The reformist politician continued: “The IRIB report said Seyed-Emami was a spy who was given a mission to carry out systematic work to cause droughts. But when you make such statements over irrelevant and indecent private photos… it makes me, the viewer, ask why the IRIB does not instead show firm evidence to back its accusations against Seyed-Emami and his colleagues?”
IRIB, which has a documented history of broadcasting forced confessions and other productions aimed at smearing people facing politically motivated charges, aired a segment in its 20:30 news program on February 15, 2018, which Seyed-Emami’s family lawyers have described as unsubstantiated and defamatory.
The program repeated the claim that the environmentalist scholar had taken his own life even though a film recording of his cell, released by the Islamic Revolutionary Guard Corps (IRGC), does not show the moment he allegedly hanged himself in his cell’s bathroom.
“The worst thing of all,” said MP Imanabadi, “was that if Seyed-Emami really was a top spy for the Mossad or CIA, why couldn’t we protect the life of such a dangerous spy who possessed a lot of important military information about the enemy’s network?”
“No matter how we look at this affair, whether Mr. Seyed-Emami was a spy or not, the judicial and security forces were at fault here and they should be investigated,” the lawmaker added.

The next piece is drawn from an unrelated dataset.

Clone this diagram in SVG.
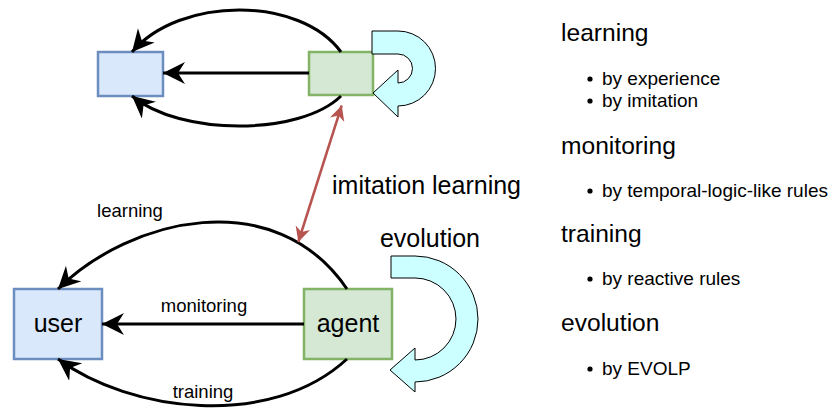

On February 21, Behrouz Bonyadi, another reformist MP, said lawmakers were seeking to review the IRGC Intelligence Organization’s statute of operations, which allows unilateral counter-intelligence engagements without coordination with the Intelligence Ministry.
The IRGC answers only to the supreme leader and the Intelligence Ministry is supposed to operate under the president.
“There has always been a debate over what the Intelligence Ministry’s responsibilities are versus what duties the IRGC’s Intelligence Organization has,” Bonyadi told ILNA. “Finally, we have concluded that we need some transparency in order to resolve duplications.”